## Begin ENTRIES SHOWN

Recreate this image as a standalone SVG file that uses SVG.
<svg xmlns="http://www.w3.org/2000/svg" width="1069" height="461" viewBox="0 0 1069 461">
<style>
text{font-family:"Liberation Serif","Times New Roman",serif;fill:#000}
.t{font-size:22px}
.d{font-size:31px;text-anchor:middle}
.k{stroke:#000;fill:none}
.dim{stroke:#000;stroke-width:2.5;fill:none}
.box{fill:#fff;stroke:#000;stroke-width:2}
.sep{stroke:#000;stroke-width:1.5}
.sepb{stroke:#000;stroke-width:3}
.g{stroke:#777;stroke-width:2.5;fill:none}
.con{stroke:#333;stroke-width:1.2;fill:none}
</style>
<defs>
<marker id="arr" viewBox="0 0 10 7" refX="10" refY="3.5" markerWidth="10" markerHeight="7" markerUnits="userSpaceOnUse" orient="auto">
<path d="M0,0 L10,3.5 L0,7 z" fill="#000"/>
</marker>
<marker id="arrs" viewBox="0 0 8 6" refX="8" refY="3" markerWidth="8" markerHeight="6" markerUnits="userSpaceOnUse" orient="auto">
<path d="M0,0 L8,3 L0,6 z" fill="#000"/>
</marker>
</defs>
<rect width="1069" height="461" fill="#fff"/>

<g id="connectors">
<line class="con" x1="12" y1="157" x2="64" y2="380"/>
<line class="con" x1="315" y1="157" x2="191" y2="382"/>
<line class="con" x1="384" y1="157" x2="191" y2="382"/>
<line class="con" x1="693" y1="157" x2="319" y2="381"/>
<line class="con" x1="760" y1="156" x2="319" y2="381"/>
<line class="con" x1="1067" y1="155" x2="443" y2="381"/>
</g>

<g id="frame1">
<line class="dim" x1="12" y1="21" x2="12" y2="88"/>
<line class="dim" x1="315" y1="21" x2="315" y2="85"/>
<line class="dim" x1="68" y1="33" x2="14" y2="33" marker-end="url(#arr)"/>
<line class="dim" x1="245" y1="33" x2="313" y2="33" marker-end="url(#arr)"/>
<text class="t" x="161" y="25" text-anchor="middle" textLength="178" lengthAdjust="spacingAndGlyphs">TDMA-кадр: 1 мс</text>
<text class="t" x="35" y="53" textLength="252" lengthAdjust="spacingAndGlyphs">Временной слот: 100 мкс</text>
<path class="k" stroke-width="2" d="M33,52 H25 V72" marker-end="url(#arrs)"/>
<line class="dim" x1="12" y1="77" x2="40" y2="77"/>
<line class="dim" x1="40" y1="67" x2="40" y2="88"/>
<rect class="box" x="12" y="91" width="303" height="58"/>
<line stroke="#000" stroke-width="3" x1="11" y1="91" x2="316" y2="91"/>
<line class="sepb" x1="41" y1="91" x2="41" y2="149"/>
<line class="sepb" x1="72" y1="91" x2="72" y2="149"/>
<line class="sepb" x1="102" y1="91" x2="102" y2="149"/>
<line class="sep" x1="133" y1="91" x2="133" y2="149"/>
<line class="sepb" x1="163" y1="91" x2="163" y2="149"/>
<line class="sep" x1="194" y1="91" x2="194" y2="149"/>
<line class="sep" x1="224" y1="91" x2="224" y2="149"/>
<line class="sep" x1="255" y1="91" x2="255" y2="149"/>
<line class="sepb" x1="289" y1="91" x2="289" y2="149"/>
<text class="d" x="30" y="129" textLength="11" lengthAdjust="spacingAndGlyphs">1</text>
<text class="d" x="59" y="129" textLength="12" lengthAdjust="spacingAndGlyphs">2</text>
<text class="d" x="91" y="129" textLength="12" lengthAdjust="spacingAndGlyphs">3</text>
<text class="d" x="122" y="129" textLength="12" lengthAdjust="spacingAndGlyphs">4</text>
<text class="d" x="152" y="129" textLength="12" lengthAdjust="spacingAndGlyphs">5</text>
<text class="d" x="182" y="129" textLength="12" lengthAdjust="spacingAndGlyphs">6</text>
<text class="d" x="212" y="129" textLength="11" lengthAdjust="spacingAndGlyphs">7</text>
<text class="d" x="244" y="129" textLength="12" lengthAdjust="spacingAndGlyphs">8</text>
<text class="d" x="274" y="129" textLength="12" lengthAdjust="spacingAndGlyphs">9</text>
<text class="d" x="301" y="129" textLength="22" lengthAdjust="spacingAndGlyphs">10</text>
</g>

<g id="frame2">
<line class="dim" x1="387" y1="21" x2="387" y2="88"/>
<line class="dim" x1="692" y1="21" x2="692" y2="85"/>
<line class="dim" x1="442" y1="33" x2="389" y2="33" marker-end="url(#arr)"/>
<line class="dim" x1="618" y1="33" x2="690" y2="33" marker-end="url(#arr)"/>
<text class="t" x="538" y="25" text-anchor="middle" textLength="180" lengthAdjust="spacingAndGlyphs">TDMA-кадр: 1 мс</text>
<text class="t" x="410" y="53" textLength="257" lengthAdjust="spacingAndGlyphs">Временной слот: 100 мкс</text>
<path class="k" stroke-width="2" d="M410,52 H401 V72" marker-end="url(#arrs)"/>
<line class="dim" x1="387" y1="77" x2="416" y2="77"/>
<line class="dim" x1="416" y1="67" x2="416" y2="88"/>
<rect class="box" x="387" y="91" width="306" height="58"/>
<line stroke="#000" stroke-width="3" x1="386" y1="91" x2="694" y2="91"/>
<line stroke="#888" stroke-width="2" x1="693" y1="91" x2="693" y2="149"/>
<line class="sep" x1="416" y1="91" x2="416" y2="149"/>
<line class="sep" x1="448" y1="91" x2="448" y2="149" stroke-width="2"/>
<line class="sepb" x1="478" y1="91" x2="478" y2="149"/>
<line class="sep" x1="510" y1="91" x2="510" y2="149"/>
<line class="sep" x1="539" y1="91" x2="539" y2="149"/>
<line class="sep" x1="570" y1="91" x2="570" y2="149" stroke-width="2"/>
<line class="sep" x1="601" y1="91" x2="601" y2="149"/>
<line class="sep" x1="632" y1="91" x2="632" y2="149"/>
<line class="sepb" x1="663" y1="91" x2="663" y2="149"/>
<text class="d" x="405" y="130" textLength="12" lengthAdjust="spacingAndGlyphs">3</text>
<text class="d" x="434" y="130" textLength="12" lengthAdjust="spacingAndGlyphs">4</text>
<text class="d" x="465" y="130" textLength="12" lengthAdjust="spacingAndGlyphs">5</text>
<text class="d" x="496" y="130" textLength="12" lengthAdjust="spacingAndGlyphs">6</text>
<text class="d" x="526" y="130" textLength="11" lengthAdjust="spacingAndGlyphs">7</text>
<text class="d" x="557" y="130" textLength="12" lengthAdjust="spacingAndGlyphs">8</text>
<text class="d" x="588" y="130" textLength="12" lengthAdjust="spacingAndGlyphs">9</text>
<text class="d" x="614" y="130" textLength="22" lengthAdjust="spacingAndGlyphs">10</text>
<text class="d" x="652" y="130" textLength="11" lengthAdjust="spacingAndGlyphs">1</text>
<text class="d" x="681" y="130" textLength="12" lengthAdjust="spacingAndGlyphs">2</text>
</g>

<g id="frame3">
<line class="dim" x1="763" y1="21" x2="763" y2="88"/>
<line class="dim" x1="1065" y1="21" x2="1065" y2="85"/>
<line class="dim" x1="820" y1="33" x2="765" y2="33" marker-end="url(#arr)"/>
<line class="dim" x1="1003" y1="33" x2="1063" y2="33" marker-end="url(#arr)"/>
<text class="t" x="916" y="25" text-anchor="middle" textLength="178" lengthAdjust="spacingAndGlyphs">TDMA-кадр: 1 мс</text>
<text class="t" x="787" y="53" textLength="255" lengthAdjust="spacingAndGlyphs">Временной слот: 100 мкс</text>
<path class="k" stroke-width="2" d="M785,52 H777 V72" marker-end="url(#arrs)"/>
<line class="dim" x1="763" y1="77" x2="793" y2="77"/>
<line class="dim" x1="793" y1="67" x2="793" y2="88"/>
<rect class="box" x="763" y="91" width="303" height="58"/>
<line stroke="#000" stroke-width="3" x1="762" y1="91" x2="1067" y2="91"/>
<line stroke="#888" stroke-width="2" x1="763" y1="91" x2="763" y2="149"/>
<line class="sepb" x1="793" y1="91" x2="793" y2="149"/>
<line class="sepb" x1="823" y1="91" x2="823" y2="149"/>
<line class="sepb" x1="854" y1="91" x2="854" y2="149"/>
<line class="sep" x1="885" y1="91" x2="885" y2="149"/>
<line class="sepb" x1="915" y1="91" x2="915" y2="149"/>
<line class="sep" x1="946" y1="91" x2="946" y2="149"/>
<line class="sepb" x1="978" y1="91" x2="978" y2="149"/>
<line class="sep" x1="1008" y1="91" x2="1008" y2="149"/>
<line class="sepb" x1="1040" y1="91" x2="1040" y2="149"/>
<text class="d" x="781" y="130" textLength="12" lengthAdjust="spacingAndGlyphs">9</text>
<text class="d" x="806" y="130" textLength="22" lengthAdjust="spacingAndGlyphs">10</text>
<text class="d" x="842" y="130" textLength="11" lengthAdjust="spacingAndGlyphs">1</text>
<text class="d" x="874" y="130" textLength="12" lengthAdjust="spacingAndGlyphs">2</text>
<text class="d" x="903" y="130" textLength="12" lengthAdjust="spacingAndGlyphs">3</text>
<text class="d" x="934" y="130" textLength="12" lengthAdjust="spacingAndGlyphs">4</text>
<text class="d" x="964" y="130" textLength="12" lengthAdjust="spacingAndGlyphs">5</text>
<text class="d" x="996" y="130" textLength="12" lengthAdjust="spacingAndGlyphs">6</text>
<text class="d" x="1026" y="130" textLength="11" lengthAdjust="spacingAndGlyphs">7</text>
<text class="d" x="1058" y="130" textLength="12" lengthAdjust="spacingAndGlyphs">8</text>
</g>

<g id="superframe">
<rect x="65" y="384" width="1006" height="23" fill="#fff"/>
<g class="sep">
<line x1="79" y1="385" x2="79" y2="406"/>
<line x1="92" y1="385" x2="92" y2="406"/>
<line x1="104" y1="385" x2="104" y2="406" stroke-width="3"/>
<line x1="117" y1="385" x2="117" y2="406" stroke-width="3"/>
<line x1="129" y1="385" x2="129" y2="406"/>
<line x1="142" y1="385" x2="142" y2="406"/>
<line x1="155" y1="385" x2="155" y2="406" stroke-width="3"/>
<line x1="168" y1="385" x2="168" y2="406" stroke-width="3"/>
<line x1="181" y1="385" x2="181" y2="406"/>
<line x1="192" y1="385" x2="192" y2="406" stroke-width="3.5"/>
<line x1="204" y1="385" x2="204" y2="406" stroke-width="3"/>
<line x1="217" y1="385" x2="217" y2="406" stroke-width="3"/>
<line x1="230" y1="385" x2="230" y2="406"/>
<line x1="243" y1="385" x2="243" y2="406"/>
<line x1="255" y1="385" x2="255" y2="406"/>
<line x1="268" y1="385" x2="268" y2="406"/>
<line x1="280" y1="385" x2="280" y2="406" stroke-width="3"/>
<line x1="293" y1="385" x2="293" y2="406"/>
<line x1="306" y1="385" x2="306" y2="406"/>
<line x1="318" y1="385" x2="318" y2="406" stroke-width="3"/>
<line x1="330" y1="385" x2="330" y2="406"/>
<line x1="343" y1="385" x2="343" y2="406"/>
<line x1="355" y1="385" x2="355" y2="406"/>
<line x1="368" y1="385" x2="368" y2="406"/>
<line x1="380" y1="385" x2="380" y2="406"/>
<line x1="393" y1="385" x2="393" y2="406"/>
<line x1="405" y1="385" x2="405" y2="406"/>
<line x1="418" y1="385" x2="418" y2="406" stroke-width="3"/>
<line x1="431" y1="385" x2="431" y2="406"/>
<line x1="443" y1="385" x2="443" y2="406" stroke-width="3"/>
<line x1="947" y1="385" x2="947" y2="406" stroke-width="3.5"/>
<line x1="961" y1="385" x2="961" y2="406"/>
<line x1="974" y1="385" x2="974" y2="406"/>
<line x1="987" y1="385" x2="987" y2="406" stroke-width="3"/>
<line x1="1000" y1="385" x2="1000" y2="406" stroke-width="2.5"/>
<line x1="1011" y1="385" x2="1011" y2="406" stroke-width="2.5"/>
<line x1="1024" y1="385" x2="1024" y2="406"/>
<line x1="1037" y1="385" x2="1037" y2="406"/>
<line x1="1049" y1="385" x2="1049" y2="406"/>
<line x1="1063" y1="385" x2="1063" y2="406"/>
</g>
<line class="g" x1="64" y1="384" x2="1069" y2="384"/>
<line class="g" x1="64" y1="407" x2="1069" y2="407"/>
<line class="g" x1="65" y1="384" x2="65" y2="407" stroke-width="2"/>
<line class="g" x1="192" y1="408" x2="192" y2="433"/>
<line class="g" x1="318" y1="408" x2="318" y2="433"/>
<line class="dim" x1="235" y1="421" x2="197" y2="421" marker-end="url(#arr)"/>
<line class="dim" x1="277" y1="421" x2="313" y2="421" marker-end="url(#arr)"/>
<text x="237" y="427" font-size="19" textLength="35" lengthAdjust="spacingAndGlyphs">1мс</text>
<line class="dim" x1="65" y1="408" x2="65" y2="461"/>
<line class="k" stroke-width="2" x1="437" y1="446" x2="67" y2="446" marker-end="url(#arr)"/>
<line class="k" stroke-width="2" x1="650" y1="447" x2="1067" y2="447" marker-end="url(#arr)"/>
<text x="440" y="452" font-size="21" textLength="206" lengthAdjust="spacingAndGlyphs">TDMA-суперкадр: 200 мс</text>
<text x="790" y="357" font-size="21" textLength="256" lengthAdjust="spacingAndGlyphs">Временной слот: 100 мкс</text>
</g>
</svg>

## End ENTRIES SHOWN
## Begin ENTRIES SHOWN

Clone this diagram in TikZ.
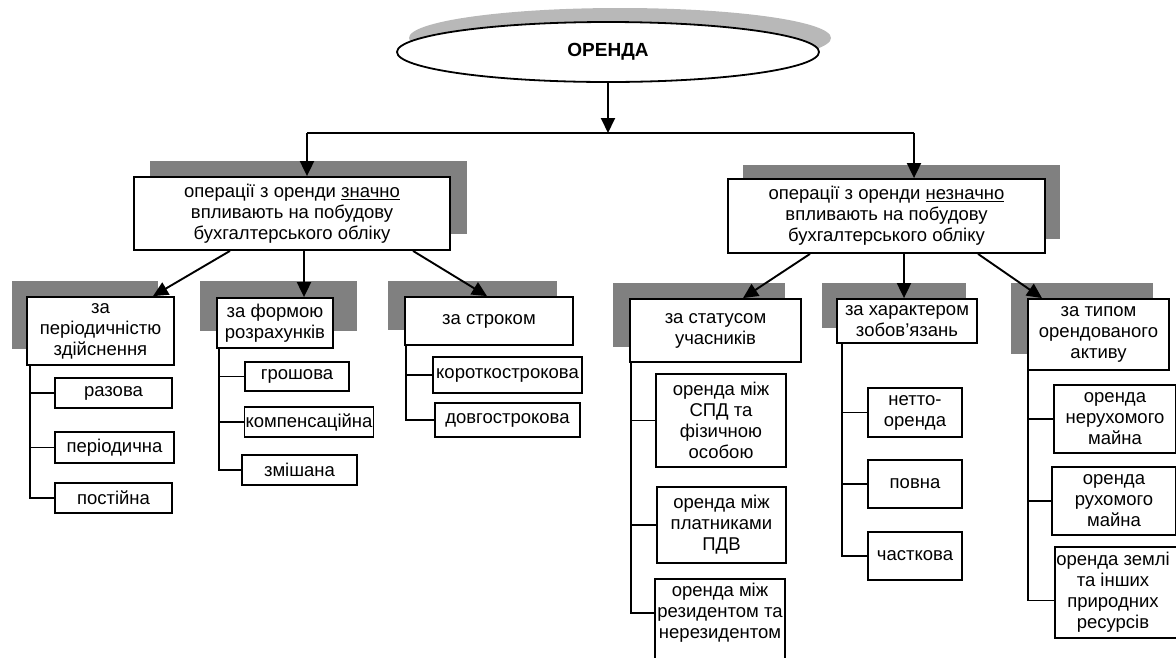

## End ENTRIES SHOWN
## Begin ENTRIES SHOWN

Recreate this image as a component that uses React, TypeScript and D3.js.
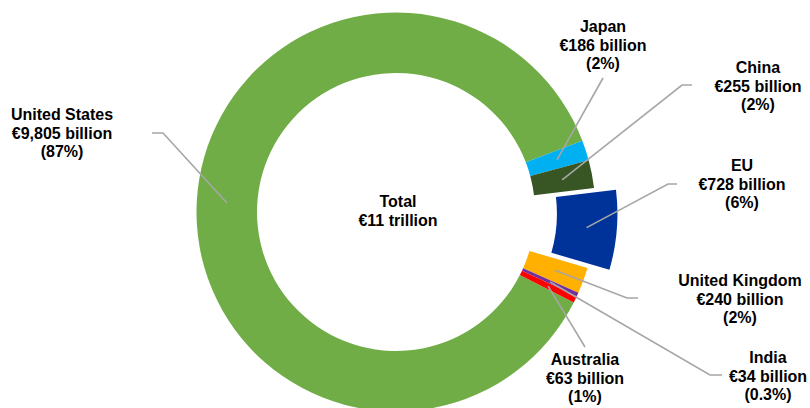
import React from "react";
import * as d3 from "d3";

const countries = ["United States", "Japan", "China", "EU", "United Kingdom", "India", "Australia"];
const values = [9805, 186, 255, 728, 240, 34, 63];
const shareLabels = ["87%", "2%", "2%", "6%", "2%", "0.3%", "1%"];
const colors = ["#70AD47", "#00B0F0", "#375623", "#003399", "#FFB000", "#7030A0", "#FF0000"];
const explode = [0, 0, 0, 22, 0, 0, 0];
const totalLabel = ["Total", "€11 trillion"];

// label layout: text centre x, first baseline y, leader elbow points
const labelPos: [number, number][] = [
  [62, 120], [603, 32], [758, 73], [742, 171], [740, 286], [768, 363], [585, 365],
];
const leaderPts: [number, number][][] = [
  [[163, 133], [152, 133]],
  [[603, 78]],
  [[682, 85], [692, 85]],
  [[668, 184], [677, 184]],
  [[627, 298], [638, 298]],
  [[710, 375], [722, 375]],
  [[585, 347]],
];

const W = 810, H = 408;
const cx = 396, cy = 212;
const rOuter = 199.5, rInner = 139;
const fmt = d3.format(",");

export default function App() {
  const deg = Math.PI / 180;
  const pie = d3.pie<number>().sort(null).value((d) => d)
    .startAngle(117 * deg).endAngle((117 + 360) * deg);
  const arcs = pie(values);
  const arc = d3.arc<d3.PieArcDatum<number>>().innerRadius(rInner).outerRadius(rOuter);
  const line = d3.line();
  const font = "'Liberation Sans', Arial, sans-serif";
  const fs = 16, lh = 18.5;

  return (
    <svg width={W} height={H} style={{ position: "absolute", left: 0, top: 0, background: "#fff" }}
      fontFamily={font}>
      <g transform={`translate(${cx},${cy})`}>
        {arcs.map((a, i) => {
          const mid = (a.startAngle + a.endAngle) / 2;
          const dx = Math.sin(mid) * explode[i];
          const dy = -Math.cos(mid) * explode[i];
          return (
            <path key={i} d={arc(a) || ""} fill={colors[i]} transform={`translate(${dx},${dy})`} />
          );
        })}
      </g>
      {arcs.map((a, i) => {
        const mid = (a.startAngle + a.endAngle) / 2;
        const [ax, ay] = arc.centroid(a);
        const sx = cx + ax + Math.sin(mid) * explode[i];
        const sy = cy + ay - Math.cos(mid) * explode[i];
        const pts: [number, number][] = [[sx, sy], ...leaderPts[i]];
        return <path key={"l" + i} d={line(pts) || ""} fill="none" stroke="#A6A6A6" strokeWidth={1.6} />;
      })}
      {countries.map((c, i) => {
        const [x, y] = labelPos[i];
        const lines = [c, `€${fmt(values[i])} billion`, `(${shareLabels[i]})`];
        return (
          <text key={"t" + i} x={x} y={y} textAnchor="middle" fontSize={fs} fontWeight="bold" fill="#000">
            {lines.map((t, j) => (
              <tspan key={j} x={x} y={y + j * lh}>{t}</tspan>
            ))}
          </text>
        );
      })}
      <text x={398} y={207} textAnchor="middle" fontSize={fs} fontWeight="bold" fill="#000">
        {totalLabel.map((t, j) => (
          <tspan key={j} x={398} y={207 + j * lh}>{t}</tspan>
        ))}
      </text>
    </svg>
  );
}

## End ENTRIES SHOWN

§ **TO BE DONE**: What is the number of lines in the records that contain "React"? Give that number only.

§ **FULL ANSWER**: 2